RECORDED DATA ::
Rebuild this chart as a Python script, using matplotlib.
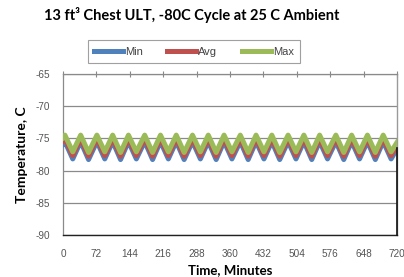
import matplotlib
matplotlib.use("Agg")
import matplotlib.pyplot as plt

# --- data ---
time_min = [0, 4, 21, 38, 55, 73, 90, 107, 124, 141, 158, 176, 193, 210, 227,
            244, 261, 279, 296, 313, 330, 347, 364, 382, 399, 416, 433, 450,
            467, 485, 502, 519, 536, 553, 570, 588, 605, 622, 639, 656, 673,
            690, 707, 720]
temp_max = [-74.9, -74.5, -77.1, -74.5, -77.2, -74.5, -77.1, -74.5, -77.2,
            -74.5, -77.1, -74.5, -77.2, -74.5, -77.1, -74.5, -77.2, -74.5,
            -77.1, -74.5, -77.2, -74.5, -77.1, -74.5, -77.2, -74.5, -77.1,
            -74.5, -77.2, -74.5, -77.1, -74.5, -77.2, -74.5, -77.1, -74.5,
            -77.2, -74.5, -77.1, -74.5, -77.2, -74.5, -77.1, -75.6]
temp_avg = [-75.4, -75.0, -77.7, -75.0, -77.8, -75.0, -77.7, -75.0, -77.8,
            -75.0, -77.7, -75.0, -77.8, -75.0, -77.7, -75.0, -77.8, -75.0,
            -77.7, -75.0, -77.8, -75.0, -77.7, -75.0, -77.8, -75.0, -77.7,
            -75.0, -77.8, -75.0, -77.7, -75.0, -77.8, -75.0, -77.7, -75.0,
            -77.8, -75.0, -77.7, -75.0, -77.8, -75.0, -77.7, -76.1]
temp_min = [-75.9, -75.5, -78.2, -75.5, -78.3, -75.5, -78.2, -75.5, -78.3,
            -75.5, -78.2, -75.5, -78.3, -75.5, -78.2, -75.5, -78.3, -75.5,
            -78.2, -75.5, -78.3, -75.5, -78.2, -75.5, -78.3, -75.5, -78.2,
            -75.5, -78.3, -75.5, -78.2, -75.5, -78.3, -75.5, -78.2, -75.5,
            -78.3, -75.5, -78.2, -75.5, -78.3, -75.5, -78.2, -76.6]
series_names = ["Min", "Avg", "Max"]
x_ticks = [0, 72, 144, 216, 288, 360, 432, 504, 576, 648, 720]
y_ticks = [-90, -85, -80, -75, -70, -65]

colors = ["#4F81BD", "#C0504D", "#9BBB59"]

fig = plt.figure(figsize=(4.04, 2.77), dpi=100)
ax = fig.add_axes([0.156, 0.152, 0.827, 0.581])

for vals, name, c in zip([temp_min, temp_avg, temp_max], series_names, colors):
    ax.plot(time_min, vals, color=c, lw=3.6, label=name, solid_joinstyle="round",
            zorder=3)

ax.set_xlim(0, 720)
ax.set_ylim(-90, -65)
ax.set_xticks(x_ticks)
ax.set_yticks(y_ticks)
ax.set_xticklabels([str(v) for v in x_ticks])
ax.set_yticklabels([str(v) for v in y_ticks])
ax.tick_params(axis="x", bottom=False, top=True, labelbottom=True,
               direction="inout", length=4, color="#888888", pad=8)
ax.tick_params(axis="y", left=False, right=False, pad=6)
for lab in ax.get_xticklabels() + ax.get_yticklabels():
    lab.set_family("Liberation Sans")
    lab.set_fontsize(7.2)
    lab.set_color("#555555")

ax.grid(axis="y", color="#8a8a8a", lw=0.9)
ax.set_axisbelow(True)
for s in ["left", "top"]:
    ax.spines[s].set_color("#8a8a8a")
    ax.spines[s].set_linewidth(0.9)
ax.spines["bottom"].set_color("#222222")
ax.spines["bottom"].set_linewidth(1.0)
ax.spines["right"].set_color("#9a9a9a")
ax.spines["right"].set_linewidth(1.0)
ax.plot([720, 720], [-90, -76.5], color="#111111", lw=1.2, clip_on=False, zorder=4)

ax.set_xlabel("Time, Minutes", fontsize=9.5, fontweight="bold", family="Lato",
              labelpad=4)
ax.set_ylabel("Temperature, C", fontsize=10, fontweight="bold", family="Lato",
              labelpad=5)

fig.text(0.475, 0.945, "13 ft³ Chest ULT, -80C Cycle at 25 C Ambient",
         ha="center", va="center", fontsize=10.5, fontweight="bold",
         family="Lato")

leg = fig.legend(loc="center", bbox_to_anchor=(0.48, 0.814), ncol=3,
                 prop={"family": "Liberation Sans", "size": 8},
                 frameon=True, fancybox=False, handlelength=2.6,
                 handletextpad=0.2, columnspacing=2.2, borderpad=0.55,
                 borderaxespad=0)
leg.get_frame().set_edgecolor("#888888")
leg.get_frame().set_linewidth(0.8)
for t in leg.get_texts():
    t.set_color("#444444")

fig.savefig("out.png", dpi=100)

PROBLEM REQUIREMENTS :: Every line above should be returned exactly; the pictures stay out.

FINAL RESULT ::
Rebuild this chart as a Python script, using matplotlib.
import matplotlib
matplotlib.use("Agg")
import matplotlib.pyplot as plt

# --- data ---
time_min = [0, 4, 21, 38, 55, 73, 90, 107, 124, 141, 158, 176, 193, 210, 227,
            244, 261, 279, 296, 313, 330, 347, 364, 382, 399, 416, 433, 450,
            467, 485, 502, 519, 536, 553, 570, 588, 605, 622, 639, 656, 673,
            690, 707, 720]
temp_max = [-74.9, -74.5, -77.1, -74.5, -77.2, -74.5, -77.1, -74.5, -77.2,
            -74.5, -77.1, -74.5, -77.2, -74.5, -77.1, -74.5, -77.2, -74.5,
            -77.1, -74.5, -77.2, -74.5, -77.1, -74.5, -77.2, -74.5, -77.1,
            -74.5, -77.2, -74.5, -77.1, -74.5, -77.2, -74.5, -77.1, -74.5,
            -77.2, -74.5, -77.1, -74.5, -77.2, -74.5, -77.1, -75.6]
temp_avg = [-75.4, -75.0, -77.7, -75.0, -77.8, -75.0, -77.7, -75.0, -77.8,
            -75.0, -77.7, -75.0, -77.8, -75.0, -77.7, -75.0, -77.8, -75.0,
            -77.7, -75.0, -77.8, -75.0, -77.7, -75.0, -77.8, -75.0, -77.7,
            -75.0, -77.8, -75.0, -77.7, -75.0, -77.8, -75.0, -77.7, -75.0,
            -77.8, -75.0, -77.7, -75.0, -77.8, -75.0, -77.7, -76.1]
temp_min = [-75.9, -75.5, -78.2, -75.5, -78.3, -75.5, -78.2, -75.5, -78.3,
            -75.5, -78.2, -75.5, -78.3, -75.5, -78.2, -75.5, -78.3, -75.5,
            -78.2, -75.5, -78.3, -75.5, -78.2, -75.5, -78.3, -75.5, -78.2,
            -75.5, -78.3, -75.5, -78.2, -75.5, -78.3, -75.5, -78.2, -75.5,
            -78.3, -75.5, -78.2, -75.5, -78.3, -75.5, -78.2, -76.6]
series_names = ["Min", "Avg", "Max"]
x_ticks = [0, 72, 144, 216, 288, 360, 432, 504, 576, 648, 720]
y_ticks = [-90, -85, -80, -75, -70, -65]

colors = ["#4F81BD", "#C0504D", "#9BBB59"]

fig = plt.figure(figsize=(4.04, 2.77), dpi=100)
ax = fig.add_axes([0.156, 0.152, 0.827, 0.581])

for vals, name, c in zip([temp_min, temp_avg, temp_max], series_names, colors):
    ax.plot(time_min, vals, color=c, lw=3.6, label=name, solid_joinstyle="round",
            zorder=3)

ax.set_xlim(0, 720)
ax.set_ylim(-90, -65)
ax.set_xticks(x_ticks)
ax.set_yticks(y_ticks)
ax.set_xticklabels([str(v) for v in x_ticks])
ax.set_yticklabels([str(v) for v in y_ticks])
ax.tick_params(axis="x", bottom=False, top=True, labelbottom=True,
               direction="inout", length=4, color="#888888", pad=8)
ax.tick_params(axis="y", left=False, right=False, pad=6)
for lab in ax.get_xticklabels() + ax.get_yticklabels():
    lab.set_family("Liberation Sans")
    lab.set_fontsize(7.2)
    lab.set_color("#555555")

ax.grid(axis="y", color="#8a8a8a", lw=0.9)
ax.set_axisbelow(True)
for s in ["left", "top"]:
    ax.spines[s].set_color("#8a8a8a")
    ax.spines[s].set_linewidth(0.9)
ax.spines["bottom"].set_color("#222222")
ax.spines["bottom"].set_linewidth(1.0)
ax.spines["right"].set_color("#9a9a9a")
ax.spines["right"].set_linewidth(1.0)
ax.plot([720, 720], [-90, -76.5], color="#111111", lw=1.2, clip_on=False, zorder=4)

ax.set_xlabel("Time, Minutes", fontsize=9.5, fontweight="bold", family="Lato",
              labelpad=4)
ax.set_ylabel("Temperature, C", fontsize=10, fontweight="bold", family="Lato",
              labelpad=5)

fig.text(0.475, 0.945, "13 ft³ Chest ULT, -80C Cycle at 25 C Ambient",
         ha="center", va="center", fontsize=10.5, fontweight="bold",
         family="Lato")

leg = fig.legend(loc="center", bbox_to_anchor=(0.48, 0.814), ncol=3,
                 prop={"family": "Liberation Sans", "size": 8},
                 frameon=True, fancybox=False, handlelength=2.6,
                 handletextpad=0.2, columnspacing=2.2, borderpad=0.55,
                 borderaxespad=0)
leg.get_frame().set_edgecolor("#888888")
leg.get_frame().set_linewidth(0.8)
for t in leg.get_texts():
    t.set_color("#444444")

fig.savefig("out.png", dpi=100)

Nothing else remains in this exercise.